A single archive installation consists of an RDBMS server that manages databases and one or more archive servers that manage files. The server software is configurable at runtime to operate at a specific installation. An installation can operate with all or a subset of the archive data holdings. A number of archive installations can operate simultaneously at the same or at remote locations. They differ by the IP address or the port of the servers.

**Figure 1:** Archive Installations
$\begin{figure} \plotone{P2-8_f1.eps} \end{figure}$

Archive installations are currently in production at three different locations (Figure 1). The SAO and OCC installations are at the Center for Astrophysics (CfA) and at the Chandra Operations Control Center (OCC), within the High Energy Astrophysics Division (HEAD) network in Cambridge, MA. The LEDAS installation is at the Leicester Database and Archive Service (LEDAS), in the UK.

3. Replication Mechanism

The Sybase ASE 12.5 SQL and replication servers are used for the storage and replication of relational data. The replication server monitors the activity of the SQL server at the primary installation and repeats recorded transactions at the subscribing secondary installations.

Data files entered in the primary archive server cause entry of metadata in the primary SQL server. When a row of metadata is replicated to a secondary SQL server it triggers a call to the secondary archive server to transfer the data file from the primary archive server (Figure 2). The archive server is a Sybase 12.5 Open Server application and can receive RPC calls from the SQL server. It is also a Sybase 12.5 Open Client application, which allows it to connect to the primary archive server and retrieve files.

**Figure 2:** Replication Data Flow
$\begin{figure} \epsscale{0.6} \plotone{P2-8_f2.eps} \end{figure}$

4. Data Location

All data are stored at their primary installation where they are ingested in the archive by data production operations. For example, the OCC installation at the site where telemetry is received and processed, is the primary for telemetry and pipeline products; the SAO installation at the site where the User Support group is located, is the primary for proposals and user information.

Frequently accessed data are replicated to one or more installations in order to provide better network access to users and decouple them from CXC operations. In this category belong the high-level data products which are accessed by remote clients and are replicated to SAO. The public subset is also replicated to LEDAS.

Mission-critical data are replicated for continuous availability, in case the primary installation fails. Mission Planning data can be accessed by operations at both the OCC and SAO installations.

A list of datatypes and their location is available to clients connecting to the archive servers. The list points to two installations for each replicated datatype or a single one for non-replicated data. The installation names are parameters that are set for each client at runtime.

5. Software Configuration

All client, server and middle-tier components are bundled in the same archive software release. All backend server installations need to run the same release version for components that affect replicated data.

The software, including the backend and middle-tier servers and all their clients, is configured at runtime by a number of parameters.

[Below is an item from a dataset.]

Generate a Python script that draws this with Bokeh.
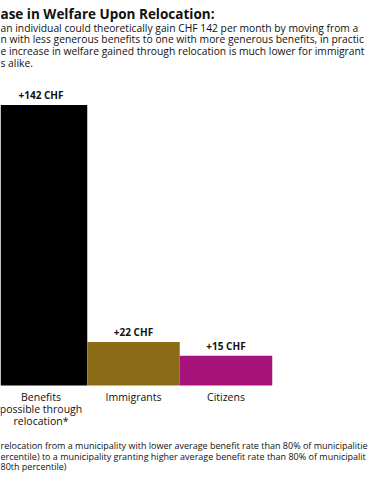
from bokeh.plotting import figure
from bokeh.models import Range1d, Label, ColumnDataSource
from bokeh.core.properties import value
from bokeh.embed import file_html
from bokeh.resources import INLINE

# ---- data ----
categories = ["Benefits possible through relocation*", "Immigrants", "Citizens"]
cat_lines = [["Benefits", "possible through", "relocation*"], ["Immigrants"], ["Citizens"]]
gains = [142, 22, 15]
value_labels = ["+142 CHF", "+22 CHF", "+15 CHF"]
colors = ["#000000", "#8B6A18", "#A5127A"]

title_text = "ase in Welfare Upon Relocation:"
subtitle_lines = [
    "an individual could theoretically gain CHF 142 per month by moving from a",
    "n with less generous benefits to one with more generous benefits, in practic",
    "e increase in welfare gained through relocation is much lower for immigrant",
    "s alike.",
]
footnote_lines = [
    "relocation from a municipality with lower average benefit rate than 80% of municipalitie",
    "ercentile) to a municipality granting higher average benefit rate than 80% of municipalit",
    "80th percentile)",
]

W, H = 370, 480
FONT = "Open Sans"
unit = 92.5
x0 = -40.5 / unit
base_px = 385.0
scale = (base_px - 104.5) / 142.0

p = figure(width=W, height=H, output_backend="svg", toolbar_location=None,
           x_range=Range1d(x0, x0 + W / unit),
           y_range=Range1d(-(H - base_px) / scale, base_px / scale),
           min_border=0, min_border_left=0, min_border_right=0,
           min_border_top=0, min_border_bottom=0)
p.axis.visible = False
p.grid.visible = False
p.outline_line_color = None
p.background_fill_color = "white"
p.border_fill_color = "white"

xs = list(range(len(categories)))
src = ColumnDataSource(dict(x=xs, top=gains, color=colors, lab=value_labels))
p.vbar(x="x", top="top", bottom=0, width=1.0, fill_color="color", line_color=None, source=src)

p.text(x="x", y="top", text="lab", source=src, text_align="center", text_baseline="bottom",
       y_offset=-3, text_font=value(FONT), text_font_size="10px", text_font_style="bold",
       text_color="#111111")

for i, lines in enumerate(cat_lines):
    for j, ln in enumerate(lines):
        p.text(x=[xs[i]], y=[0], text=[ln], text_align="center", text_baseline="middle",
               y_offset=11 + 12 * j, text_font=value(FONT), text_font_size="10.5px",
               text_color="#111111")

p.add_layout(Label(x=0, y=H - 13.5, x_units="screen", y_units="screen", text=title_text,
                   text_font=FONT, text_font_size="13.5px", text_font_style="bold",
                   text_baseline="middle", text_color="#111111"))
for j, ln in enumerate(subtitle_lines):
    p.add_layout(Label(x=0, y=H - (27.3 + 11.6 * j), x_units="screen", y_units="screen",
                       text=ln, text_font=FONT, text_font_size="10.3px",
                       text_baseline="middle", text_color="#111111"))
for j, ln in enumerate(footnote_lines):
    p.add_layout(Label(x=0, y=H - (445 + 10.5 * j), x_units="screen", y_units="screen",
                       text=ln, text_font=FONT, text_font_size="9px",
                       text_baseline="middle", text_color="#111111"))

open("out.html", "w").write(file_html(p, INLINE))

The server parameters determine the archive installation where the server runs. The client parameters determine the archive installations where the client connects. The configuration for all known archive installations is included with the release runtime environment. Each server or client process is automatically assigned a set of parameter values. The values are stored in environment variables and are determined by the user ID for the backend servers and by the IP address for clients. For middle-tier Java servers, the values are stored as properties when a release is installed. The same properties are also used to configure remote Java clients.

6. Failover and Load Balancing

Clients browse and retrieve data at their nearest available installation. If this is not available because of failure or heavy usage, they failover to a different installation, if it exists for the requested data. A client may failover at the beginning or at any time during a session and fallback to the first installation if it becomes available during the same session.

7. Conclusion

The OCC and SAO archive installations, both within the CfA subnet, have been operating successfully since the Chandra launch, serving end-users and operations. More recently, the LEDAS installation was added to provide closer access for users in Europe.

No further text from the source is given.